詩「『船』 たにぐちまゆ」ーー人としてのわたしを尊重して

『船』         たにぐちまゆ
精神科病院に入院している私たちは、船旅をする旅行者のようなものです。
外に出たくても、一面は海原なので降りられないのです。
時々港に寄って、一部の人が降りたり乗ったりしますが、他の人たちは、ただ窓から外を見ていることしかできません。
  最近は、豪華客船のような、一見ホテルみたいな船もありますが、乗っているのが楽しいわけではないし、何より忘れないでほしいのは、乗りたくて、乗っていたくて、乗っている船ではではないということです。
 私たちの中には、世間や家族などの人々の手によって船に乗せられた人も多いので、世間の人々によってしか降りられない、果ても終わりもない旅なのです。
 出会った中には、30~40年、船の中にいる人もいますが、もはや旅というより、幽閉ともいえるでしょう。想像してみてください。海原しか見えない船の中で、一生の大半を送っている人たちののことを。
 よく、私たちのことを、『退院の意欲が乏しい』と言う人たちもいますが、長い間行先もなく、海しか見えない人たちが、いきなり退院、つまり見えない陸に降りて生きていきなさいと言われたら、不安感と見捨てられたのではないかという恐怖感、絶望感に苛まれ、「出たくない」と言ってしまうのは当たり前のことなのです。

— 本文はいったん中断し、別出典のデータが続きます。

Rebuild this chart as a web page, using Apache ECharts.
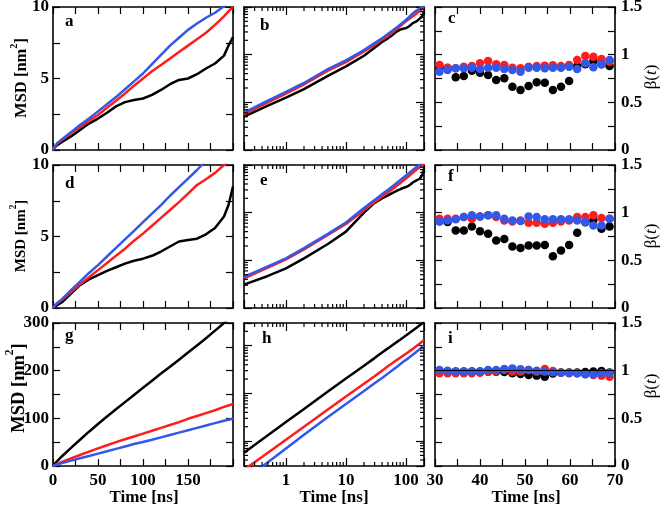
<!DOCTYPE html>
<html><head><meta charset="utf-8">
<script src="https://cdn.jsdelivr.net/npm/echarts@6/dist/echarts.min.js"></script>
<style>html,body{margin:0;padding:0;background:#fff}#c{width:661px;height:508px}</style>
</head><body><div id="c"></div>
<script>
// ---------- DATA ----------
const timeNs = [0.2, 0.5, 1, 2, 5, 10, 20, 30, 40, 50, 60, 70, 80, 90, 100, 110, 120, 130, 140, 150, 160, 170, 180, 190, 195, 200];
// row 1 (panels a, b)
const msdBlackA = [0.050, 0.085, 0.125, 0.19, 0.36, 0.57, 0.95, 1.4, 1.85, 2.2, 2.6, 3.05, 3.35, 3.5, 3.6, 3.85, 4.2, 4.6, 4.9, 5.0, 5.3, 5.7, 6.05, 6.6, 7.3, 7.9];
const msdRedA   = [0.056, 0.10, 0.152, 0.237, 0.46, 0.70, 1.17, 1.6, 2.05, 2.45, 2.95, 3.45, 3.95, 4.5, 5.0, 5.5, 5.95, 6.4, 6.85, 7.3, 7.75, 8.2, 8.75, 9.35, 9.7, 10.0];
const msdBlueA  = [0.061, 0.108, 0.165, 0.255, 0.50, 0.76, 1.25, 1.75, 2.2, 2.7, 3.2, 3.7, 4.25, 4.8, 5.35, 6.0, 6.65, 7.3, 7.85, 8.4, 8.85, 9.25, 9.6, 10.05, 10.35, 10.6];
// row 2 (panels d, e)
const msdBlackD = [0.031, 0.047, 0.068, 0.11, 0.22, 0.40, 1.0, 1.6, 2.0, 2.3, 2.6, 2.85, 3.1, 3.3, 3.45, 3.65, 3.95, 4.3, 4.65, 4.75, 4.85, 5.15, 5.6, 6.4, 7.2, 8.5];
const msdRedD   = [0.042, 0.07, 0.105, 0.17, 0.34, 0.58, 1.12, 1.65, 2.15, 2.65, 3.15, 3.65, 4.15, 4.7, 5.2, 5.75, 6.3, 6.85, 7.4, 8.0, 8.6, 9.0, 9.45, 10.0, 10.3, 10.6];
const msdBlueD  = [0.045, 0.075, 0.11, 0.18, 0.36, 0.62, 1.25, 1.85, 2.45, 3.0, 3.6, 4.2, 4.8, 5.4, 6.0, 6.6, 7.2, 7.85, 8.45, 9.05, 9.65, 10.3, 10.9, 11.5, 11.8, 12.1];
// row 3 (panels g, h)
const msdBlackG = [0.57, 1.33, 2.5, 4.7, 11, 20.5, 38, 55, 72, 88, 104, 119, 134, 149, 164, 179, 194, 208, 223, 238, 253, 268, 284, 300, 308, 316];
const msdRedG   = [0.25, 0.57, 1.07, 2.0, 4.6, 8.6, 16, 23, 30, 37, 43.5, 50, 56, 62, 68, 74, 80, 86, 92, 99, 105, 111, 117, 124, 127, 130];
const msdBlueG  = [0.15, 0.36, 0.70, 1.35, 3.2, 6.0, 11.2, 16.3, 21, 26, 31, 36, 41, 46, 50.5, 55, 60, 65, 70, 75, 80, 85, 90, 95, 97, 99];
// beta panels (c, f, i)
const betaTime = [31, 32.8, 34.6, 36.4, 38.2, 40, 41.8, 43.6, 45.4, 47.2, 49, 50.8, 52.6, 54.4, 56.2, 58, 59.8, 61.6, 63.4, 65.2, 67, 68.8];
const betaBlackC = [0.87, 0.86, 0.762, 0.776, 0.832, 0.811, 0.787, 0.734, 0.752, 0.664, 0.629, 0.671, 0.710, 0.706, 0.629, 0.664, 0.724, 0.88, 0.90, 0.934, 0.90, 0.881];
const betaRedC   = [0.892, 0.864, 0.857, 0.874, 0.881, 0.909, 0.934, 0.899, 0.892, 0.864, 0.857, 0.874, 0.881, 0.885, 0.888, 0.881, 0.892, 0.944, 0.986, 0.979, 0.955, 0.927];
const betaBlueC  = [0.822, 0.839, 0.857, 0.857, 0.864, 0.850, 0.864, 0.864, 0.850, 0.839, 0.822, 0.864, 0.864, 0.857, 0.864, 0.864, 0.874, 0.850, 0.909, 0.867, 0.899, 0.944];
const betaBlackF = [0.91, 0.901, 0.813, 0.813, 0.856, 0.806, 0.778, 0.708, 0.725, 0.644, 0.630, 0.655, 0.655, 0.662, 0.542, 0.602, 0.662, 0.789, 0.90, 0.92, 0.831, 0.856];
const betaRedF   = [0.937, 0.937, 0.937, 0.954, 0.937, 0.961, 0.972, 0.954, 0.919, 0.908, 0.919, 0.894, 0.894, 0.884, 0.894, 0.908, 0.919, 0.954, 0.954, 0.972, 0.944, 0.937];
const betaBlueF  = [0.908, 0.919, 0.930, 0.954, 0.972, 0.961, 0.972, 0.972, 0.937, 0.919, 0.912, 0.961, 0.954, 0.930, 0.930, 0.930, 0.930, 0.919, 0.901, 0.866, 0.866, 0.937];
const betaBlackI = [1.0, 0.99, 0.99, 0.99, 0.99, 0.99, 0.99, 0.99, 0.985, 0.972, 0.965, 0.955, 0.948, 0.937, 0.97, 0.98, 0.98, 0.98, 0.985, 0.99, 0.997, 0.98];
const betaRedI   = [0.972, 0.972, 0.972, 0.972, 0.972, 0.979, 0.990, 0.997, 1.007, 0.990, 0.990, 1.007, 0.990, 1.017, 0.997, 0.979, 0.972, 0.972, 0.965, 0.955, 0.948, 0.937];
const betaBlueI  = [1.007, 1.000, 0.990, 0.990, 0.990, 0.990, 1.007, 1.007, 1.017, 1.024, 1.014, 1.007, 1.000, 0.990, 0.983, 0.979, 0.979, 0.972, 0.962, 0.962, 0.972, 0.979];
// tick labels
const xLinLabels = [0, 50, 100, 150];
const xLogLabels = [1, 10, 100];
const xBetaLabels = [30, 40, 50, 60, 70];
const yMsdLabelsSmall = [0, 5, 10];
const yMsdLabelsLarge = [0, 100, 200, 300];
const yBetaLabels = [0, 0.5, 1, 1.5];
const panelLetters = ['a', 'b', 'c', 'd', 'e', 'f', 'g', 'h', 'i'];

// ---------- CHART ----------
const FONT = 'Liberation Serif';
const BLACK = '#000000', RED = '#ff1c1c', BLUE = '#3158e8';
const colLeft = [53, 244, 435], rowTop = [7, 165, 323], W = 180, H = 143;

const rows = [
  { blk: msdBlackA, red: msdRedA, blu: msdBlueA, linMax: 10, linInt: 2.5, linLabels: yMsdLabelsSmall, logMin: 0.01, logMax: 10,
    bBlk: betaBlackC, bRed: betaRedC, bBlu: betaBlueC },
  { blk: msdBlackD, red: msdRedD, blu: msdBlueD, linMax: 10, linInt: 2.5, linLabels: yMsdLabelsSmall, logMin: 0.01, logMax: 10,
    bBlk: betaBlackF, bRed: betaRedF, bBlu: betaBlueF },
  { blk: msdBlackG, red: msdRedG, blu: msdBlueG, linMax: 300, linInt: 50, linLabels: yMsdLabelsLarge, logMin: 0.3, logMax: 300,
    bBlk: betaBlackI, bRed: betaRedI, bBlu: betaBlueI }
];

function fmtIn(list, log) {
  return function (v) {
    for (const l of list) {
      if (log ? Math.abs(v / l - 1) < 1e-6 : Math.abs(v - l) < 1e-9) return String(l);
    }
    return '';
  };
}
function lab(show, fmt, margin) {
  return { show: show, formatter: fmt, margin: margin, fontFamily: FONT, fontWeight: 'bold', fontSize: 17, color: '#000',
    showMinLabel: true, showMaxLabel: true, hideOverlap: false };
}
const frame = { show: true, onZero: false, lineStyle: { color: '#000', width: 1.6 } };
const tick = len => ({ show: true, inside: true, length: len, lineStyle: { color: '#000', width: 1.2 } });

function logMinors(lo, hi) {
  const out = [];
  for (let e = -3; e <= 3; e++) for (let m = 2; m <= 9; m++) {
    const v = m * Math.pow(10, e);
    if (v > lo * 1.0001 && v < hi * 0.9999) out.push(v);
  }
  return out;
}

const option = { animation: false, backgroundColor: '#fff', grid: [], xAxis: [], yAxis: [], series: [], graphic: [] };

rows.forEach((R, r) => {
  const bottom = r === 2;
  for (let c = 0; c < 3; c++) {
    const gi = r * 3 + c;
    option.grid.push({ left: colLeft[c], top: rowTop[r], width: W, height: H, containLabel: false, outerBoundsMode: 'none', show: false });
    let xBase, yBase, xFmt = null, yFmt = null, xLen = 7, yLen = 7;
    if (c === 0) {
      xBase = { type: 'value', min: 0, max: 200, interval: 25 };
      yBase = { type: 'value', min: 0, max: R.linMax, interval: R.linInt };
      xFmt = fmtIn(xLinLabels, false); yFmt = fmtIn(R.linLabels, false);
    } else if (c === 1) {
      xBase = { type: 'log', logBase: 10, min: 0.2, max: 200 };
      yBase = { type: 'log', logBase: 10, min: R.logMin, max: R.logMax };
      xFmt = fmtIn(xLogLabels, true); xLen = 8; yLen = 8;
    } else {
      xBase = { type: 'value', min: 30, max: 70, interval: 5 };
      yBase = { type: 'value', min: 0, max: 1.5, interval: 0.25 };
      xFmt = fmtIn(xBetaLabels, false); yFmt = fmtIn(yBetaLabels, false);
    }
    const common = { gridIndex: gi, splitLine: { show: false }, minorTick: { show: false }, axisLine: frame, silent: true };
    option.xAxis.push(Object.assign({}, xBase, common, { position: 'bottom', axisTick: tick(xLen), axisLabel: lab(bottom, xFmt, 6) }));
    option.xAxis.push(Object.assign({}, xBase, common, { position: 'top', axisTick: tick(xLen), axisLabel: { show: false } }));
    option.yAxis.push(Object.assign({}, yBase, common, { position: 'left', axisTick: tick(yLen), axisLabel: lab(c === 0, yFmt, 4) }));
    option.yAxis.push(Object.assign({}, yBase, common, { position: 'right', axisTick: tick(yLen), axisLabel: lab(c === 2, yFmt, 6) }));

    const ax = { xAxisIndex: 2 * gi, yAxisIndex: 2 * gi };
    if (c < 2) {
      const mk = (arr, color) => {
        let data = timeNs.map((t, i) => [t, arr[i]]);
        if (c === 0) data = [[0, 0]].concat(data);
        return Object.assign({ type: 'line', data: data, showSymbol: false, symbol: 'none', clip: true, silent: true,
          lineStyle: { color: color, width: 2.5 }, itemStyle: { color: color }, emphasis: { disabled: true } }, ax);
      };
      option.series.push(mk(R.blk, BLACK), mk(R.red, RED), mk(R.blu, BLUE));
      if (c === 1) {
        const xs = logMinors(0.2, 200), ys = logMinors(R.logMin, R.logMax);
        const x0 = 0.2 * 1.001, y0 = R.logMin * 1.001;
        option.series.push(Object.assign({
          type: 'custom', silent: true, z: 10, data: [[x0, y0]],
          renderItem: function (params, api) {
            const cs = params.coordSys, L = 4, st = { stroke: '#000', lineWidth: 1.2 };
            const ch = [];
            xs.forEach(v => {
              const x = api.coord([v, y0])[0];
              ch.push({ type: 'line', shape: { x1: x, y1: cs.y + cs.height, x2: x, y2: cs.y + cs.height - L }, style: st });
              ch.push({ type: 'line', shape: { x1: x, y1: cs.y, x2: x, y2: cs.y + L }, style: st });
            });
            ys.forEach(v => {
              const y = api.coord([x0, v])[1];
              ch.push({ type: 'line', shape: { x1: cs.x, y1: y, x2: cs.x + L, y2: y }, style: st });
              ch.push({ type: 'line', shape: { x1: cs.x + cs.width, y1: y, x2: cs.x + cs.width - L, y2: y }, style: st });
            });
            return { type: 'group', children: ch };
          }
        }, ax));
      }
    } else {
      const sc = (arr, color, extra) => Object.assign({ type: 'scatter', data: betaTime.map((t, i) => [t, arr[i]]), symbol: 'circle',
        symbolSize: 8.5, silent: true, itemStyle: { color: color, opacity: 1 }, emphasis: { disabled: true } }, ax, extra || {});
      const blkExtra = r === 2 ? { markLine: { silent: true, symbol: 'none', label: { show: false },
        lineStyle: { color: '#000', width: 1, type: 'solid' }, data: [{ yAxis: 1 }] } } : {};
      option.series.push(sc(R.bBlk, BLACK, blkExtra), sc(R.bRed, RED), sc(R.bBlu, BLUE));
    }
  }
});

// panel letters
const letterPos = [[65, 22], [260, 26], [448, 19], [65, 184], [260, 181], [448, 177], [65, 336], [262, 339], [448, 339]];
panelLetters.forEach((L, k) => {
  option.graphic.push({ type: 'text', x: letterPos[k][0], y: letterPos[k][1], silent: true,
    style: { text: L, font: 'bold 17px "Liberation Serif"', fill: '#000', align: 'left', verticalAlign: 'middle' } });
});
// MSD axis titles
[[20, 78, 16.5], [18.5, 236, 15], [16.5, 388, 18.5]].forEach(p => {
  const fs = p[2];
  option.graphic.push({ type: 'text', x: p[0], y: p[1], rotation: Math.PI / 2, silent: true,
    style: { text: '{n|MSD [nm}{s|2}{n|]}', align: 'center', verticalAlign: 'middle',
      rich: { n: { fontFamily: FONT, fontWeight: 'bold', fontSize: fs, fill: '#000', lineHeight: fs * 1.3, verticalAlign: 'bottom' },
              s: { fontFamily: FONT, fontWeight: 'bold', fontSize: fs * 0.62, fill: '#000', lineHeight: fs * 1.3, verticalAlign: 'top' } } } });
});
// beta axis titles
[[652, 77], [652, 236], [652, 386]].forEach(p => {
  option.graphic.push({ type: 'text', x: p[0], y: p[1], rotation: Math.PI / 2, silent: true,
    style: { text: '{b|β(}{i|t}{b|)}', align: 'center', verticalAlign: 'middle',
      rich: { b: { fontFamily: FONT, fontSize: 17, fill: '#000' }, i: { fontFamily: FONT, fontStyle: 'italic', fontSize: 17, fill: '#000' } } } });
});
// time axis titles
[[144, 498], [334, 498], [526, 498]].forEach(p => {
  option.graphic.push({ type: 'text', x: p[0], y: p[1], silent: true,
    style: { text: 'Time [ns]', font: 'bold 17px "Liberation Serif"', fill: '#000', align: 'center', verticalAlign: 'middle' } });
});

const chart = echarts.init(document.getElementById('c'), null, { renderer: 'canvas', width: 661, height: 508 });
chart.setOption(option);
</script>
</body></html>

 目指すべきことは、『退院意欲の喚起』ではなく、旅が長くならないうちに船から降りられるように手助けをする、あるいは言ってしまえば、そもそも必要もなく、無理に船に乗せてしまうことを避けなければなりません。

 

たにぐちまゆさんは、見るところ40歳代の温和そうな女性です。
表情はいくらか微笑を湛えているようにみえます。
現在、NPO大阪精神医療人権センター理事、DPI日本会議常任委員。
この詩はとても心をう打つ、こみ上げてくるものがあります。
精神病者の底深い絶望と、社会から置いてきぼりをくった越えられぬ暗い壁をかきむしり、その爪から真っ赤な血を滴り落として、その激しい煩悶の後に、自分の生を立て直そうとする静謐な精神を、みごとに紡ぎだしている。

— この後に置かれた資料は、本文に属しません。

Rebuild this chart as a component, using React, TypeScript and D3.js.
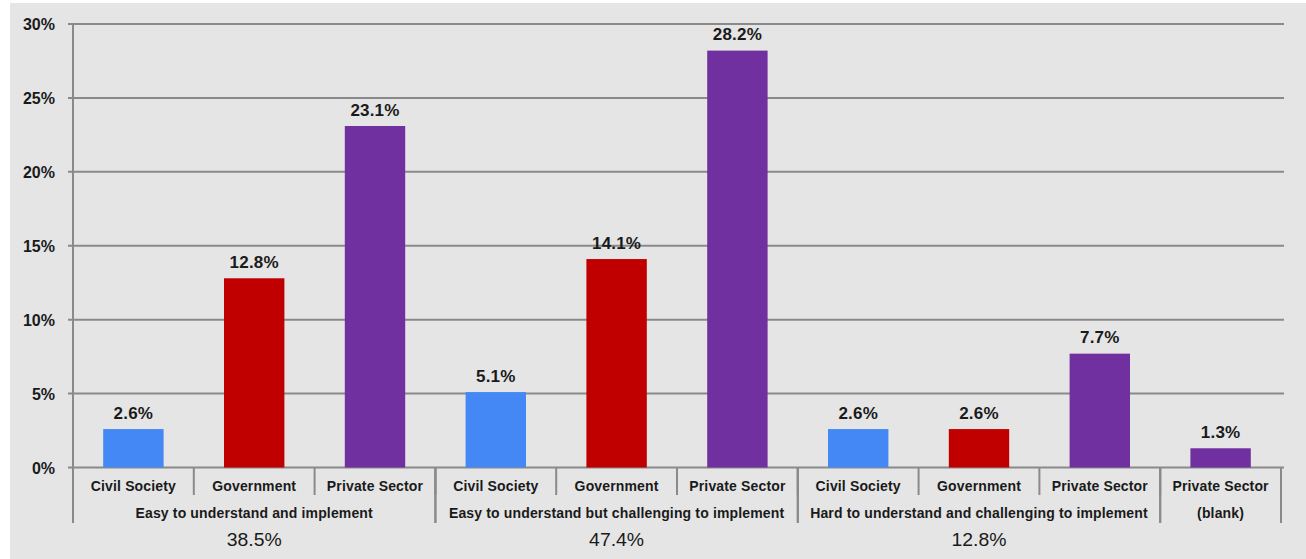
import React, { useRef, useEffect } from 'react';
import * as d3 from 'd3';

// categories along the x axis, left to right
const categories = [
  'Civil Society', 'Government', 'Private Sector',
  'Civil Society', 'Government', 'Private Sector',
  'Civil Society', 'Government', 'Private Sector',
  'Private Sector',
];
const groupLabels = [
  'Easy to understand and implement',
  'Easy to understand but challenging to implement',
  'Hard to understand and challenging to implement',
  '(blank)',
];
const groupSizes = [3, 3, 3, 1];
const groupTotals = ['38.5%', '47.4%', '12.8%', ''];
const values = [2.6, 12.8, 23.1, 5.1, 14.1, 28.2, 2.6, 2.6, 7.7, 1.3];
const yTicks = [0, 5, 10, 15, 20, 25, 30];

const colorOf: Record<string, string> = {
  'Civil Society': '#4388f5',
  'Government': '#c00000',
  'Private Sector': '#7030a0',
};

const W = 1306;
const H = 559;

const App: React.FC = () => {
  const svgRef = useRef<SVGSVGElement>(null);

  useEffect(() => {
    document.body.style.margin = '0';
    if (!svgRef.current) return;
    const svg = d3.select(svgRef.current);
    svg.selectAll('*').remove();

    const left = 73, right = 1281, top = 24, bottom = 467.5;
    const font = '"Liberation Sans", Arial, sans-serif';
    const textColor = '#1a1a1a';
    const lineColor = '#8a8a8a';

    svg.append('rect')
      .attr('x', 10).attr('y', 3)
      .attr('width', W - 10).attr('height', H - 3)
      .attr('fill', '#e5e5e5');

    const x = d3.scaleBand<number>()
      .domain(d3.range(categories.length))
      .range([left, right])
      .paddingInner(0)
      .paddingOuter(0);
    const y = d3.scaleLinear().domain([0, 30]).range([bottom, top]);

    // gridlines + y labels
    const g = svg.append('g');
    yTicks.forEach(t => {
      g.append('line')
        .attr('x1', left - 5).attr('x2', 1284)
        .attr('y1', y(t)).attr('y2', y(t))
        .attr('stroke', lineColor).attr('stroke-width', 2);
      g.append('text')
        .attr('x', 55).attr('y', y(t) + 6)
        .attr('text-anchor', 'end')
        .style('font-family', font).style('font-weight', 'bold')
        .style('font-size', '16px').style('fill', textColor)
        .text(`${t}%`);
    });

    // y axis line
    g.append('line')
      .attr('x1', left).attr('x2', left)
      .attr('y1', top).attr('y2', bottom)
      .attr('stroke', lineColor).attr('stroke-width', 2);

    // bars
    const bw = x.bandwidth() * 0.5;
    svg.append('g').selectAll('rect')
      .data(values)
      .enter()
      .append('rect')
      .attr('x', (_, i) => x(i)! + x.bandwidth() / 2 - bw / 2)
      .attr('width', bw)
      .attr('y', d => y(d))
      .attr('height', d => bottom - y(d))
      .attr('fill', (_, i) => colorOf[categories[i]]);

    // value labels
    svg.append('g').selectAll('text')
      .data(values)
      .enter()
      .append('text')
      .attr('x', (_, i) => x(i)! + x.bandwidth() / 2)
      .attr('y', d => y(d) - 10.5)
      .attr('text-anchor', 'middle')
      .style('font-family', font).style('font-weight', 'bold')
      .style('font-size', '17px').style('fill', textColor)
      .style('letter-spacing', '0.2px')
      .text(d => `${d.toFixed(1)}%`);

    // category labels and separators
    const ax = svg.append('g');
    categories.forEach((c, i) => {
      ax.append('text')
        .attr('x', x(i)! + x.bandwidth() / 2).attr('y', 491)
        .attr('text-anchor', 'middle')
        .style('font-family', font).style('font-weight', 'bold')
        .style('font-size', '14px').style('fill', textColor)
        .style('letter-spacing', '0.15px')
        .text(c);
      if (i > 0) {
        ax.append('line')
          .attr('x1', x(i)!).attr('x2', x(i)!)
          .attr('y1', bottom).attr('y2', 495)
          .attr('stroke', lineColor).attr('stroke-width', 2);
      }
    });

    // group labels, totals and group separators
    let start = 0;
    groupLabels.forEach((lab, gi) => {
      const n = groupSizes[gi];
      const x0 = x(start)!;
      const x1 = x0 + n * x.bandwidth();
      const cx = (x0 + x1) / 2;
      ax.append('text')
        .attr('x', cx).attr('y', 518)
        .attr('text-anchor', 'middle')
        .style('font-family', font).style('font-weight', 'bold')
        .style('font-size', '14px').style('fill', textColor)
        .style('letter-spacing', '0.15px')
        .text(lab);
      if (groupTotals[gi]) {
        ax.append('text')
          .attr('x', cx).attr('y', 545.5)
          .attr('text-anchor', 'middle')
          .attr('textLength', 55)
          .attr('lengthAdjust', 'spacingAndGlyphs')
          .style('font-family', font)
          .style('font-size', '19px').style('fill', textColor)
          .text(groupTotals[gi]);
      }
      [x0, x1].forEach(xx => {
        ax.append('line')
          .attr('x1', xx).attr('x2', xx)
          .attr('y1', bottom).attr('y2', 523)
          .attr('stroke', lineColor).attr('stroke-width', 2);
      });
      start += n;
    });
  }, []);

  return <svg ref={svgRef} width={W} height={H} style={{ display: 'block' }}></svg>;
};

export default App;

 この心の地平い至るまで、たにぐちさんは自分の生の理不尽さに煩悶し、死の淵を覗いただろう。
ここに書かれている、他者による強制による入院、また他者による退院、みんな世間のあなたたちの都合でしょう、私のことなのに自分の希望が圧殺されされ続けるのに、だとしたら結局あなたたちに「船」から降ろしてもらうしかないのに、乗せたら知らん顔。岸から見えなくなったら、存在しないものにされてしまう。これは、平和のなかの殺人にも等しいのではないか。
他者性において存在する人間の本質を抹消しているのである。
この告発は誰にむっかてなされているのか。
 たにぐちさんの静謐な行間に、人としての希望を激しく求める嗚咽と絶叫を聴くのは、わたくしだけだろうか。